I got in touch with an old friend a couple of years back, we had been mates at school but fell out over a load of old rubbish ('she said / he said' crap).
Since getting back in touch we were initially pretty close and got on really well. Over the last year or so, we have both found ourselves at a similar stage in life getting married, trying for kids and all that jazz. BUT unlike all of my other friendships there is this weird competitive tension building between us: I read all sorts into the things she says to me, and I think likewise.... I feel like I have to make her feel better all the time, placate her, apologise, adjust, make her feel at ease, while I get nothing back, but what I perceive to be digs.

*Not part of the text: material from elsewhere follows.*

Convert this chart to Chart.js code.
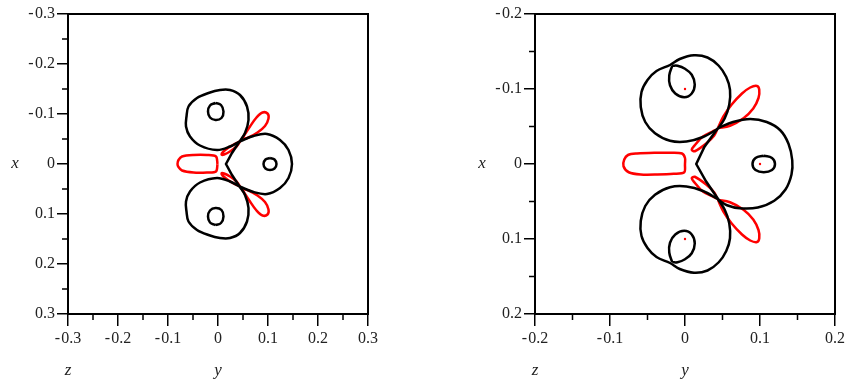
<!DOCTYPE html>
<html>
<head>
<meta charset="utf-8">
<script src="https://cdn.jsdelivr.net/npm/chart.js@4.4.1/dist/chart.umd.min.js"></script>
<style>
    html, body { margin: 0; padding: 0; background: #fff; }
    canvas { position: absolute; top: 0; }
    #leftChart { left: 0; }
    #rightChart { left: 427px; }
</style>
</head>
<body>
<canvas id="leftChart" width="427" height="381"></canvas>
<canvas id="rightChart" width="427" height="381"></canvas>
<script>
// tick values
const leftMinorTicks = [-0.25, -0.15, -0.05, 0.05, 0.15, 0.25];
const rightMinorTicks = [-0.15, -0.05, 0.05, 0.15];

// left panel, black contours  [y, x]
const leftUpperBlob = [[0.043,-0.045],[0.054,-0.062],[0.061,-0.088],[0.058,-0.115],[0.044,-0.138],[0.024,-0.148],[0.004,-0.148],[-0.019,-0.142],[-0.042,-0.132],[-0.059,-0.115],[-0.063,-0.095],[-0.064,-0.075],[-0.056,-0.055],[-0.036,-0.037],[-0.002,-0.028],[0.024,-0.035],[0.043,-0.045]];
const leftLowerBlob = [[0.043,0.045],[0.054,0.062],[0.061,0.088],[0.058,0.115],[0.044,0.138],[0.024,0.148],[0.004,0.148],[-0.019,0.142],[-0.042,0.132],[-0.059,0.115],[-0.063,0.095],[-0.064,0.075],[-0.056,0.055],[-0.036,0.037],[-0.002,0.028],[0.024,0.035],[0.043,0.045]];
const leftUpperRing = [[-0.005,-0.122],[0.006,-0.118],[0.011,-0.105],[0.007,-0.092],[-0.005,-0.088],[-0.016,-0.093],[-0.020,-0.105],[-0.016,-0.117],[-0.005,-0.122]];
const leftLowerRing = [[-0.005,0.122],[0.006,0.118],[0.011,0.105],[0.007,0.092],[-0.005,0.088],[-0.016,0.093],[-0.020,0.105],[-0.016,0.117],[-0.005,0.122]];
const leftRightArc = [[0.043,-0.045],[0.071,-0.056],[0.098,-0.060],[0.124,-0.048],[0.141,-0.028],[0.148,0],[0.141,0.028],[0.124,0.048],[0.098,0.060],[0.071,0.056],[0.043,0.045]];
const leftNotch = [[0.043,0.045],[0.028,0.022],[0.016,0],[0.028,-0.022],[0.043,-0.045]];
const leftRightRing = [[0.104,-0.012],[0.113,-0.009],[0.117,0],[0.113,0.009],[0.104,0.012],[0.095,0.009],[0.091,0],[0.095,-0.009],[0.104,-0.012]];

// left panel, red contours
const leftRod = [[-0.001,0],[-0.004,0.015],[-0.022,0.017],[-0.049,0.017],[-0.072,0.013],[-0.079,0.006],[-0.081,0],[-0.079,-0.008],[-0.072,-0.015],[-0.049,-0.018],[-0.022,-0.018],[-0.004,-0.015],[-0.001,0]];
const leftUpperPetal = [[0.047,-0.049],[0.064,-0.075],[0.077,-0.093],[0.089,-0.103],[0.099,-0.101],[0.101,-0.091],[0.094,-0.076],[0.079,-0.063],[0.061,-0.053],[0.047,-0.049]];
const leftLowerPetal = [[0.047,0.049],[0.064,0.075],[0.077,0.093],[0.089,0.103],[0.099,0.101],[0.101,0.091],[0.094,0.076],[0.079,0.063],[0.061,0.053],[0.047,0.049]];
const leftUpperSmall = [[0.044,-0.045],[0.033,-0.040],[0.020,-0.032],[0.010,-0.024],[0.007,-0.019],[0.012,-0.019],[0.024,-0.025],[0.037,-0.035],[0.044,-0.045]];
const leftLowerSmall = [[0.044,0.045],[0.033,0.040],[0.020,0.032],[0.010,0.024],[0.007,0.019],[0.012,0.019],[0.024,0.025],[0.037,0.035],[0.044,0.045]];

// right panel, black contours
const rightUpperSpiral = [[0.044,-0.047],[0.024,-0.036],[0.002,-0.030],[-0.020,-0.031],[-0.040,-0.041],[-0.053,-0.056],[-0.059,-0.076],[-0.058,-0.096],[-0.050,-0.112],[-0.038,-0.124],[-0.020,-0.132],[-0.007,-0.140],[0.012,-0.145],[0.030,-0.142],[0.045,-0.131],[0.055,-0.116],[0.060,-0.099],[0.059,-0.079],[0.053,-0.061],[0.044,-0.047]];
const rightLowerSpiral = [[0.044,0.047],[0.024,0.036],[0.002,0.030],[-0.020,0.031],[-0.040,0.041],[-0.053,0.056],[-0.059,0.076],[-0.058,0.096],[-0.050,0.112],[-0.038,0.124],[-0.020,0.132],[-0.007,0.140],[0.012,0.145],[0.030,0.142],[0.045,0.131],[0.055,0.116],[0.060,0.099],[0.059,0.079],[0.053,0.061],[0.044,0.047]];
const rightUpperCurl = [[-0.017,-0.131],[-0.021,-0.118],[-0.020,-0.105],[-0.013,-0.094],[-0.001,-0.089],[0.009,-0.094],[0.013,-0.106],[0.009,-0.119],[0.000,-0.127],[-0.010,-0.131],[-0.017,-0.131]];
const rightLowerCurl = [[-0.017,0.131],[-0.021,0.118],[-0.020,0.105],[-0.013,0.094],[-0.001,0.089],[0.009,0.094],[0.013,0.106],[0.009,0.119],[0.000,0.127],[-0.010,0.131],[-0.017,0.131]];
const rightRightArc = [[0.044,-0.048],[0.064,-0.056],[0.087,-0.060],[0.109,-0.056],[0.127,-0.045],[0.138,-0.027],[0.143,-0.005],[0.142,0.014],[0.134,0.034],[0.119,0.049],[0.097,0.058],[0.073,0.059],[0.056,0.055],[0.045,0.048]];
const rightNotch = [[0.045,0.048],[0.028,0.023],[0.015,0],[0.026,-0.023],[0.044,-0.048]];
const rightRightRing = [[0.105,-0.011],[0.116,-0.008],[0.120,0],[0.116,0.008],[0.105,0.011],[0.094,0.008],[0.090,0],[0.094,-0.008],[0.105,-0.011]];

// right panel, red contours
const rightRod = [[0,0],[-0.001,0.011],[-0.015,0.013],[-0.037,0.014],[-0.059,0.014],[-0.075,0.011],[-0.082,0.003],[-0.081,-0.006],[-0.076,-0.012],[-0.064,-0.014],[-0.041,-0.015],[-0.019,-0.015],[-0.004,-0.014],[0,-0.008],[0,0]];
const rightUpperPetal = [[0.044,-0.048],[0.051,-0.063],[0.062,-0.079],[0.076,-0.094],[0.087,-0.102],[0.096,-0.104],[0.099,-0.099],[0.098,-0.088],[0.091,-0.074],[0.078,-0.061],[0.060,-0.051],[0.044,-0.048]];
const rightLowerPetal = [[0.044,0.048],[0.051,0.063],[0.062,0.079],[0.076,0.094],[0.087,0.102],[0.096,0.104],[0.099,0.099],[0.098,0.088],[0.091,0.074],[0.078,0.061],[0.060,0.051],[0.044,0.048]];
const rightUpperSmall = [[0.043,-0.046],[0.036,-0.043],[0.023,-0.036],[0.013,-0.025],[0.009,-0.019],[0.013,-0.017],[0.029,-0.028],[0.039,-0.038],[0.043,-0.046]];
const rightLowerSmall = [[0.043,0.046],[0.036,0.043],[0.023,0.036],[0.013,0.025],[0.009,0.019],[0.013,0.017],[0.029,0.028],[0.039,0.038],[0.043,0.046]];
const rightDots = [[0,-0.1],[0.1,0],[0,0.1]];


const BLACK = '#000000';
const RED = '#ff0000';
const SERIF = "'Liberation Serif', 'DejaVu Serif', serif";

function toPoints(arr) {
    return arr.map(([x, y]) => ({ x: x, y: y }));
}

function curve(arr, color, tension = 0.35) {
    return {
        type: 'scatter',
        data: toPoints(arr),
        showLine: true,
        borderColor: color,
        borderWidth: 2.5,
        pointRadius: 0,
        fill: false,
        tension: tension
    };
}

function formatTick(value) {
    const v = Math.round(value * 10) / 10;
    if (v === 0) return '0';
    return v < 0 ? '-\u200a' + Math.abs(v).toFixed(1) : v.toFixed(1);
}

// frame, minor ticks and axis letters
const framePlugin = {
    id: 'frameTicks',
    afterDraw(chart, args, opts) {
        const ctx = chart.ctx;
        const area = chart.chartArea;
        const xs = chart.scales.x;
        const ys = chart.scales.y;
        ctx.save();
        ctx.strokeStyle = BLACK;
        ctx.lineWidth = 2;
        ctx.strokeRect(area.left, area.top, area.right - area.left, area.bottom - area.top);

        ctx.lineWidth = 1.5;
        ctx.beginPath();
        opts.minor.forEach(v => {
            const px = xs.getPixelForValue(v);
            ctx.moveTo(px, area.bottom);
            ctx.lineTo(px, area.bottom + 6);
            const py = ys.getPixelForValue(v);
            ctx.moveTo(area.left - 6, py);
            ctx.lineTo(area.left, py);
        });
        ctx.stroke();

        ctx.fillStyle = '#222';
        ctx.font = 'italic 17px ' + SERIF;
        ctx.textAlign = 'center';
        ctx.textBaseline = 'middle';
        ctx.fillText('x', area.left - 53, ys.getPixelForValue(0));
        ctx.fillText('z', area.left, 371);
        ctx.fillText('y', xs.getPixelForValue(0), 371);
        ctx.restore();
    }
};

function makeChart(id, datasets, range, minor, padLeft, padRight) {
    const ctx = document.getElementById(id).getContext('2d');
    const tickFont = { family: SERIF, size: 16 };
    return new Chart(ctx, {
        type: 'scatter',
        data: { datasets: datasets },
        options: {
            responsive: false,
            animation: false,
            layout: { padding: { left: padLeft, right: padRight, top: 14, bottom: 0 } },
            plugins: {
                legend: { display: false },
                tooltip: { enabled: false },
                frameTicks: { minor: minor }
            },
            scales: {
                x: {
                    type: 'linear',
                    position: 'bottom',
                    min: -range,
                    max: range,
                    afterFit: s => { s.height = 67; },
                    border: { display: false },
                    grid: { drawOnChartArea: false, drawTicks: true, tickLength: 12, color: BLACK, lineWidth: 1.5 },
                    ticks: { stepSize: 0.1, color: '#222', font: tickFont, padding: 3, maxRotation: 0, autoSkip: false, callback: formatTick }
                },
                y: {
                    type: 'linear',
                    position: 'left',
                    reverse: true,
                    min: -range,
                    max: range,
                    afterFit: s => { s.width = 68; },
                    border: { display: false },
                    grid: { drawOnChartArea: false, drawTicks: true, tickLength: 11, color: BLACK, lineWidth: 1.5 },
                    ticks: { stepSize: 0.1, color: '#222', font: tickFont, padding: 2, autoSkip: false, callback: formatTick }
                }
            }
        },
        plugins: [framePlugin]
    });
}

makeChart('leftChart', [
    curve(leftUpperBlob, BLACK),
    curve(leftLowerBlob, BLACK),
    curve(leftUpperRing, BLACK, 0.45),
    curve(leftLowerRing, BLACK, 0.45),
    curve(leftRightArc, BLACK),
    curve(leftNotch, BLACK, 0),
    curve(leftRightRing, BLACK, 0.45),
    curve(leftRod, RED, 0.3),
    curve(leftUpperPetal, RED),
    curve(leftLowerPetal, RED),
    curve(leftUpperSmall, RED),
    curve(leftLowerSmall, RED)
], 0.3, leftMinorTicks, 0, 59);

makeChart('rightChart', [
    curve(rightUpperSpiral, BLACK),
    curve(rightLowerSpiral, BLACK),
    curve(rightUpperCurl, BLACK, 0.4),
    curve(rightLowerCurl, BLACK, 0.4),
    curve(rightRightArc, BLACK),
    curve(rightNotch, BLACK, 0),
    curve(rightRightRing, BLACK, 0.45),
    curve(rightRod, RED, 0.3),
    curve(rightUpperPetal, RED),
    curve(rightLowerPetal, RED),
    curve(rightUpperSmall, RED),
    curve(rightLowerSmall, RED),
    {
        type: 'scatter',
        data: toPoints(rightDots),
        pointRadius: 1.2,
        pointBackgroundColor: RED,
        pointBorderWidth: 0,
        showLine: false
    }
], 0.2, rightMinorTicks, 40, 19);
</script>
</body>
</html>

I end up comparing clothes, figures, hair, weddings, hen-dos and all sorts of stupid crap with her, in my own mind making a sort of 'top trumps' inventory of our lives - WTF? None of this stuff matters to me in my rational mind, and I certainly don't bow and crape to my other friends nor build these ridiculous comparative inventories.
I have always been happy since leaving school that I have had non-bitchy friendships where I have felt comfortable and open; is it just inherently that we are old friends that means things will always be competitive, or is it that we are at a stage in life where the old teenage rivalry has kicked in, or do I need to taper off this friendship if it makes me feel irrational, bitchy and attacked?
In short: are bitchy friendships to some extent, normal? Or is this a poisoned dynamic?